Ms Ferguson added that she requested Ofcom - the TV regulator - to investigate on March 21, 2021, but was refused.
ITV said they had responded with information from producers “detailing their arrangements regarding welfare, aftercare, legal advice, and management.”
A spokesperson said: “ITV is committed to having in place suitable processes to protect the mental health and welfare of programme participants.
“We have continued to evolve and strengthen our approach, and we expect all producers of commissioned programmes to have in place appropriate procedures to look after the mental health of programme participants as well as their physical safety.
“Those processes and procedures will differ from programme to programme, to ensure that the welfare of all participants in ITV programmes is appropriately safeguarded.
“Whilst the practical detailed processes required to manage participant welfare in each programme must sit with producers themselves, ITV as a broadcaster and commissioner of content provides guidance on what we consider to be best practice: in the selection of participants before filming, in supporting them during filming, and in continued support up to and after the broadcast of the programme.

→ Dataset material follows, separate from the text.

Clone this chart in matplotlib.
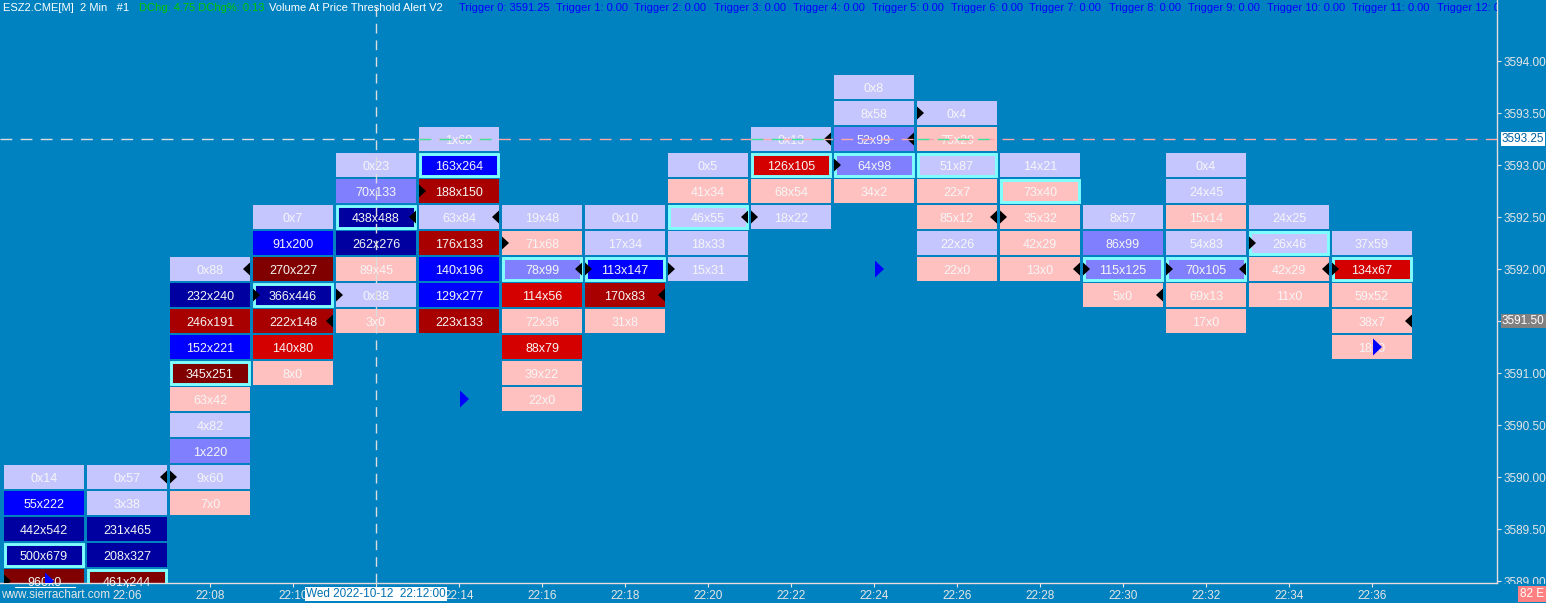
import matplotlib

matplotlib.use("Agg")
import matplotlib.pyplot as plt
from matplotlib.patches import Polygon, Rectangle

# footprint columns, 2 minute bars, one cell per 0.25 tick from the top price down
times = ["22:04", "22:06", "22:08", "22:10", "22:12", "22:14", "22:16", "22:18", "22:20",
         "22:22", "22:24", "22:26", "22:28", "22:30", "22:32", "22:34", "22:36"]
top_price = [3590.00, 3590.00, 3592.00, 3592.50, 3593.00, 3593.25, 3592.50, 3592.50, 3593.00,
             3593.25, 3593.75, 3593.50, 3593.00, 3592.50, 3593.00, 3592.50, 3592.25]
bid_volume = [
    [0, 55, 442, 500, 960],
    [0, 3, 231, 208, 461],
    [0, 232, 246, 152, 345, 63, 4, 1, 9, 7],
    [0, 91, 270, 366, 222, 140, 8],
    [0, 70, 438, 262, 89, 0, 3],
    [1, 163, 188, 63, 176, 140, 129, 223],
    [19, 71, 78, 114, 72, 88, 39, 22],
    [0, 17, 113, 170, 31],
    [0, 41, 46, 18, 15],
    [0, 126, 68, 18],
    [0, 8, 52, 64, 34],
    [0, 75, 51, 22, 85, 22, 22],
    [14, 73, 35, 42, 13],
    [8, 86, 115, 5],
    [0, 24, 15, 54, 70, 69, 17],
    [24, 26, 42, 11],
    [37, 134, 59, 38, 18],
]
ask_volume = [
    [14, 222, 542, 679, 0],
    [57, 38, 465, 327, 244],
    [88, 240, 191, 221, 251, 42, 82, 220, 60, 0],
    [7, 200, 227, 446, 148, 80, 0],
    [23, 133, 488, 276, 45, 38, 0],
    [60, 264, 150, 84, 133, 196, 277, 133],
    [48, 68, 99, 56, 36, 79, 22, 0],
    [10, 34, 147, 83, 8],
    [5, 34, 55, 33, 31],
    [13, 105, 54, 22],
    [8, 58, 99, 98, 2],
    [4, 29, 87, 7, 12, 26, 0],
    [21, 40, 32, 29, 0],
    [57, 99, 125, 0],
    [4, 45, 14, 83, 105, 13, 0],
    [25, 46, 29, 0],
    [59, 67, 52, 7, 0],
]
# cell shading class: L light ask, M ask, B strong ask, N heavy ask, P light bid, R bid, D strong bid, K heavy bid
shade = [
    "LBNNK", "LLNNK", "LNDBKPLMLP", "LBKNDRP", "LMNNPLP", "LBDLDBBD", "LPMRPRPP", "LLBDP",
    "LPLLL", "LRPL", "LLMMP", "LPLPPLP", "LPPPP", "LMMP", "LLPLMPP", "LLPP", "LRPPP",
]
# alert markers (bar index, price)
alert_up_side = [(0, 3589.00), (2, 3590.00), (3, 3591.75), (4, 3591.75), (5, 3592.75), (6, 3592.25),
                 (7, 3592.00), (8, 3592.00), (9, 3592.50), (10, 3593.00), (11, 3593.50), (12, 3592.50),
                 (13, 3592.00), (14, 3592.00), (15, 3592.25), (16, 3592.00)]
alert_down_side = [(1, 3590.00), (2, 3592.00), (3, 3591.50), (4, 3592.50), (5, 3592.50), (6, 3592.00),
                   (7, 3591.75), (8, 3592.50), (9, 3593.25), (10, 3593.25), (11, 3592.50), (12, 3592.00),
                   (13, 3591.75), (14, 3592.00), (15, 3592.00), (16, 3591.50)]
signal_marks = [(0, 3589.00), (5, 3590.75), (10, 3592.00), (16, 3591.25)]

price_ticks = [3589.00, 3589.50, 3590.00, 3590.50, 3591.00, 3591.50, 3592.00, 3592.50, 3593.00, 3593.50, 3594.00]
crosshair_bar = 4
crosshair_price = 3593.25
last_price = 3591.50
trigger_values = [3591.25, 0.00, 0.00, 0.00, 0.00, 0.00, 0.00, 0.00, 0.00, 0.00, 0.00, 0.00, 0.00]

BG = "#0082c0"
LIGHT = "#e6e6e6"
SHADES = {"L": "#c6c6ff", "M": "#8080ff", "B": "#0000ff", "N": "#0000a0",
          "P": "#ffc0c0", "R": "#d40000", "D": "#a80000", "K": "#800000"}
W, H = 1546, 603
PLOT_R, PLOT_B = 1497, 583
COL_PX, COL0_PX = 83, 44
PT_PX, Y0_PX = 104, 61  # pixels per 1.00 of price, pixel row of 3594.00

plt.rcParams["font.family"] = ["Liberation Sans", "DejaVu Sans"]

fig = plt.figure(figsize=(W / 100, H / 100), dpi=100, facecolor=BG)
ax = fig.add_axes([0, (H - PLOT_B) / H, PLOT_R / W, PLOT_B / H])
ax.set_facecolor(BG)
ax.set_xlim(-COL0_PX / COL_PX, (PLOT_R - COL0_PX) / COL_PX)
ax.set_ylim(3594 - (PLOT_B - Y0_PX) / PT_PX, 3594 + Y0_PX / PT_PX)

dx = 1 / COL_PX
dy = 1 / PT_PX

for i, (top, bids, asks, codes) in enumerate(zip(top_price, bid_volume, ask_volume, shade)):
    totals = [b + a for b, a in zip(bids, asks)]
    poc = totals.index(max(totals))
    for k, (b, a, c) in enumerate(zip(bids, asks, codes)):
        price = top - 0.25 * k
        ax.add_patch(Rectangle((i - 40 * dx, price - 12.3 * dy), 80 * dx, 24.6 * dy,
                               facecolor=SHADES[c], edgecolor="none", zorder=2))
        ax.text(i, price, f"{b}x{a}", ha="center", va="center_baseline", fontsize=9,
                color="#f6f6f6", zorder=5)
        if k == poc:
            ax.add_patch(Rectangle((i - 38.6 * dx, price - 10.9 * dy), 77.2 * dx, 21.8 * dy,
                                   fill=False, edgecolor="#80ffff", lw=2.1, zorder=3))

for i, p in alert_up_side:
    xl = i - 40 * dx
    ax.add_patch(Polygon([(xl, p + 6.5 * dy), (xl, p - 6.5 * dy), (xl + 7 * dx, p)],
                         closed=True, color="black", lw=0, zorder=6))
for i, p in alert_down_side:
    xr = i + 40 * dx
    ax.add_patch(Polygon([(xr, p + 6.5 * dy), (xr, p - 6.5 * dy), (xr - 7 * dx, p)],
                         closed=True, color="black", lw=0, zorder=6))
for i, p in signal_marks:
    ax.add_patch(Polygon([(i + 1 * dx, p + 8.5 * dy), (i + 1 * dx, p - 8.5 * dy), (i + 10 * dx, p)],
                         closed=True, color="#0000ff", lw=0, zorder=6))

# crosshair and price line
xmin, xmax = ax.get_xlim()
dash = (0, (8.5, 6))
ax.plot([xmin, crosshair_bar + 0.5], [crosshair_price] * 2, color="#dcdcdc", lw=1, ls=dash, zorder=7)
ax.plot([crosshair_bar + 0.5, xmax], [crosshair_price] * 2, color="#ffa8a8", lw=1, ls=dash, zorder=7)
for i in (5, 9, 11):
    ax.plot([i - 0.48, i + 0.48], [crosshair_price] * 2, color="#3ce39c", lw=1, ls=dash, zorder=7)
ax.axvline(crosshair_bar, color="#dcdcdc", lw=1, ls=(0, (7, 5)), zorder=7)

# axes
for side in ("left", "top"):
    ax.spines[side].set_visible(False)
for side in ("right", "bottom"):
    ax.spines[side].set_color("#e8dcdc")
    ax.spines[side].set_linewidth(1)
ax.yaxis.tick_right()
ax.set_yticks(price_ticks)
ax.set_yticklabels([f"{p:.2f}" for p in price_ticks])
ax.set_xticks(range(1, len(times)))
# the 22:12 label sits under the crosshair date flag
ax.set_xticklabels(["" if n == crosshair_bar else t for n, t in enumerate(times)][1:])
ax.tick_params(axis="both", colors=LIGHT, labelsize=8.5, length=3, width=0.8)
ax.tick_params(axis="y", pad=2)
ax.tick_params(axis="x", pad=2)


def fx(px):
    return px / W


def fy(py):
    return 1 - py / H


# cover the clipped bottom price label like the chart does
fig.patches.append(Rectangle((fx(PLOT_R + 1), 0), fx(W - PLOT_R), (H - PLOT_B - 1) / H,
                             transform=fig.transFigure, facecolor=BG, edgecolor="none", zorder=3))

# header line
head = [("ESZ2.CME[M]  2 Min   #1", "#ffffff", 3), ("DChg: 4.75 DChg%: 0.13", "#00c800", 139),
        ("Volume At Price Threshold Alert V2", "#ffffff", 269)]
trigger_x = [459, 556, 634, 714, 793, 872, 951, 1029, 1109, 1188, 1267, 1352, 1437]
for n, (v, x) in enumerate(zip(trigger_values, trigger_x)):
    head.append((f"Trigger {n}: {v:.2f}", "#0000ff", x))
for txt, col, x in head:
    ax.text(fx(x), fy(8), txt, transform=fig.transFigure, ha="left", va="center", fontsize=8,
            color=col, clip_on=True, zorder=8)

# price flags on the scale
fig.text(fx(1502), fy(139), f"{crosshair_price:.2f}", ha="left", va="center", fontsize=8.5,
         color="#0060a0", zorder=6, bbox=dict(boxstyle="square,pad=0.08", fc="white", ec="none"))
fig.text(fx(1502), fy(321), f"{last_price:.2f}", ha="left", va="center", fontsize=8.5,
         color="white", zorder=6, bbox=dict(boxstyle="square,pad=0.08", fc="#808080", ec="none"))

# bottom strip
fig.text(fx(376), fy(594), "Wed 2022-10-12  22:12:00", ha="center", va="center", fontsize=8.5,
         color="#0070b0", zorder=6, bbox=dict(boxstyle="square,pad=0.12", fc="white", ec="none"))
fig.text(fx(1), fy(595), "www.sierrachart.com", ha="left", va="center", fontsize=8.5, color=LIGHT, zorder=6)
fig.lines.append(plt.Line2D([fx(15), fx(75)], [fy(586.5)] * 2, transform=fig.transFigure,
                            color="white", lw=0.8, zorder=6))
fig.text(fx(1532), fy(594), "82 E", ha="center", va="center", fontsize=8.5, color="white", zorder=6,
         bbox=dict(boxstyle="square,pad=0.2", fc="#ff8080", ec="none"))

fig.savefig("out.png", dpi=100, facecolor=BG)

“In our correspondence with Rebecca we stressed that the welfare of participants is of the highest priority at ITV as reflected in our Duty of Care Charter and the detailed guidance, introduced in 2019, we now have available for all producers, to ensure that the welfare of participants is adequately safeguarded on all our programmes.
“ITV responded to Rebecca with information provided to us by the producers, detailing their arrangements regarding welfare, aftercare, legal advice, and management, at the time of her participation.”